Return the whole listing, line for line, without the pictures in it.
--- Begin ---
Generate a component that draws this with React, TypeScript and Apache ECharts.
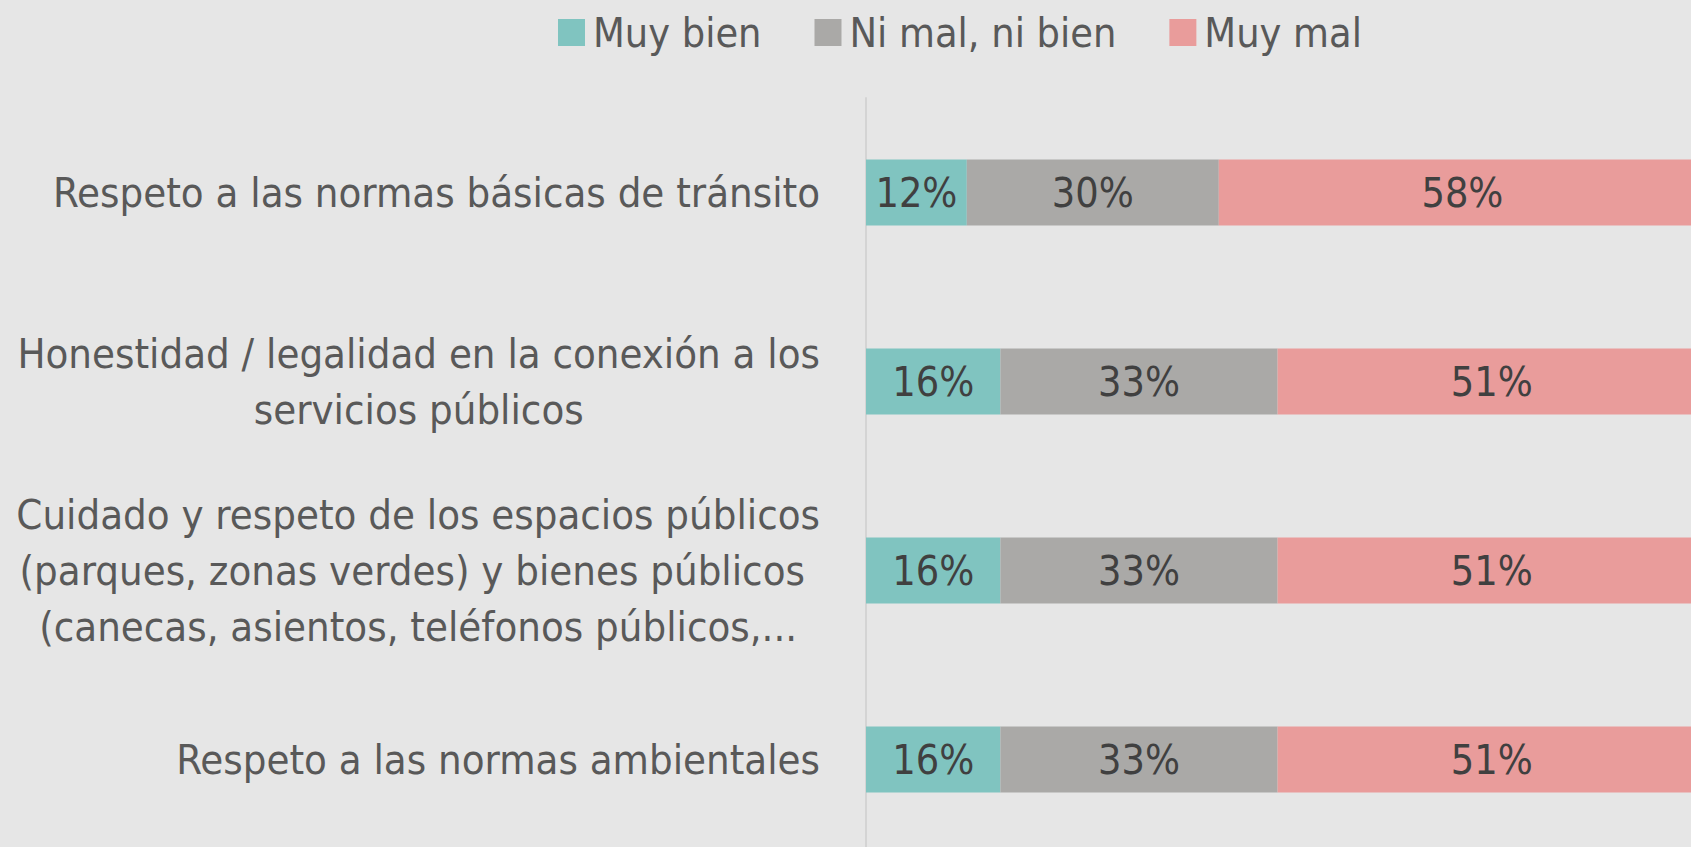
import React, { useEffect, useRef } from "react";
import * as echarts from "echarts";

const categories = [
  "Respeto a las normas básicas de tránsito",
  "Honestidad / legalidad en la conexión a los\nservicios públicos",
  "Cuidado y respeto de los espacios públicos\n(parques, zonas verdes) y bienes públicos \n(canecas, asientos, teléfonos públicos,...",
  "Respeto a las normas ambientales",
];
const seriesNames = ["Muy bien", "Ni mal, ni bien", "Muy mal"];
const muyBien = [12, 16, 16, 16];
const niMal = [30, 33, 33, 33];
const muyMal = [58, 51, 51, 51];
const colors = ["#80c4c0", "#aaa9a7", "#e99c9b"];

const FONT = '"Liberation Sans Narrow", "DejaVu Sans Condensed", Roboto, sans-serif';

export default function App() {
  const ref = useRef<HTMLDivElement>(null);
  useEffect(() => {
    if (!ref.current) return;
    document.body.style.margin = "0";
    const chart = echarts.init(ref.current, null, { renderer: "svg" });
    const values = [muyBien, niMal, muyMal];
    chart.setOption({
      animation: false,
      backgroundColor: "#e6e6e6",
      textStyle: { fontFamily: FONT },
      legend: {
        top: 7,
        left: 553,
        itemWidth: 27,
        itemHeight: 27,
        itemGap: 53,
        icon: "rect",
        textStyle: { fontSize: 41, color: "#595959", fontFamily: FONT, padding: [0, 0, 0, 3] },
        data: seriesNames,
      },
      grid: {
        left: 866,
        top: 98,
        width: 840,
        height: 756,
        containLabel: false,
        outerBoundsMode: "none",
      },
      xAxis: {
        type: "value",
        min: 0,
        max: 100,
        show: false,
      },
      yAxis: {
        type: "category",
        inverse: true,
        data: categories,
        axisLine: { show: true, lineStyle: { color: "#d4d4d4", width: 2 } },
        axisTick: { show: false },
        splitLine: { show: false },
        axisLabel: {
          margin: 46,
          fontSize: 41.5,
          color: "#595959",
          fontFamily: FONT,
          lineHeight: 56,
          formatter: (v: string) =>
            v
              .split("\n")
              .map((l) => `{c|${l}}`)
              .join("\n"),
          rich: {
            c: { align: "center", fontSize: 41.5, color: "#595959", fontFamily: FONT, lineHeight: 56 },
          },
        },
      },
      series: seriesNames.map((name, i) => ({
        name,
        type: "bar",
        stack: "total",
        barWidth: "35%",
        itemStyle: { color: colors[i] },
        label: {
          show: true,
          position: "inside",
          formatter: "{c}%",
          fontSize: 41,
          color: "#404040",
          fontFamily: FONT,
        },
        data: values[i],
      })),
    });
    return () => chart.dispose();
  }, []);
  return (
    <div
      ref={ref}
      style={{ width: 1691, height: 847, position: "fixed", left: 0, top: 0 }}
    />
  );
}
--- End ---
◆ ANSWER IN FULL:
Generate a component that draws this with React, TypeScript and Apache ECharts.
import React, { useEffect, useRef } from "react";
import * as echarts from "echarts";

const categories = [
  "Respeto a las normas básicas de tránsito",
  "Honestidad / legalidad en la conexión a los\nservicios públicos",
  "Cuidado y respeto de los espacios públicos\n(parques, zonas verdes) y bienes públicos \n(canecas, asientos, teléfonos públicos,...",
  "Respeto a las normas ambientales",
];
const seriesNames = ["Muy bien", "Ni mal, ni bien", "Muy mal"];
const muyBien = [12, 16, 16, 16];
const niMal = [30, 33, 33, 33];
const muyMal = [58, 51, 51, 51];
const colors = ["#80c4c0", "#aaa9a7", "#e99c9b"];

const FONT = '"Liberation Sans Narrow", "DejaVu Sans Condensed", Roboto, sans-serif';

export default function App() {
  const ref = useRef<HTMLDivElement>(null);
  useEffect(() => {
    if (!ref.current) return;
    document.body.style.margin = "0";
    const chart = echarts.init(ref.current, null, { renderer: "svg" });
    const values = [muyBien, niMal, muyMal];
    chart.setOption({
      animation: false,
      backgroundColor: "#e6e6e6",
      textStyle: { fontFamily: FONT },
      legend: {
        top: 7,
        left: 553,
        itemWidth: 27,
        itemHeight: 27,
        itemGap: 53,
        icon: "rect",
        textStyle: { fontSize: 41, color: "#595959", fontFamily: FONT, padding: [0, 0, 0, 3] },
        data: seriesNames,
      },
      grid: {
        left: 866,
        top: 98,
        width: 840,
        height: 756,
        containLabel: false,
        outerBoundsMode: "none",
      },
      xAxis: {
        type: "value",
        min: 0,
        max: 100,
        show: false,
      },
      yAxis: {
        type: "category",
        inverse: true,
        data: categories,
        axisLine: { show: true, lineStyle: { color: "#d4d4d4", width: 2 } },
        axisTick: { show: false },
        splitLine: { show: false },
        axisLabel: {
          margin: 46,
          fontSize: 41.5,
          color: "#595959",
          fontFamily: FONT,
          lineHeight: 56,
          formatter: (v: string) =>
            v
              .split("\n")
              .map((l) => `{c|${l}}`)
              .join("\n"),
          rich: {
            c: { align: "center", fontSize: 41.5, color: "#595959", fontFamily: FONT, lineHeight: 56 },
          },
        },
      },
      series: seriesNames.map((name, i) => ({
        name,
        type: "bar",
        stack: "total",
        barWidth: "35%",
        itemStyle: { color: colors[i] },
        label: {
          show: true,
          position: "inside",
          formatter: "{c}%",
          fontSize: 41,
          color: "#404040",
          fontFamily: FONT,
        },
        data: values[i],
      })),
    });
    return () => chart.dispose();
  }, []);
  return (
    <div
      ref={ref}
      style={{ width: 1691, height: 847, position: "fixed", left: 0, top: 0 }}
    />
  );
}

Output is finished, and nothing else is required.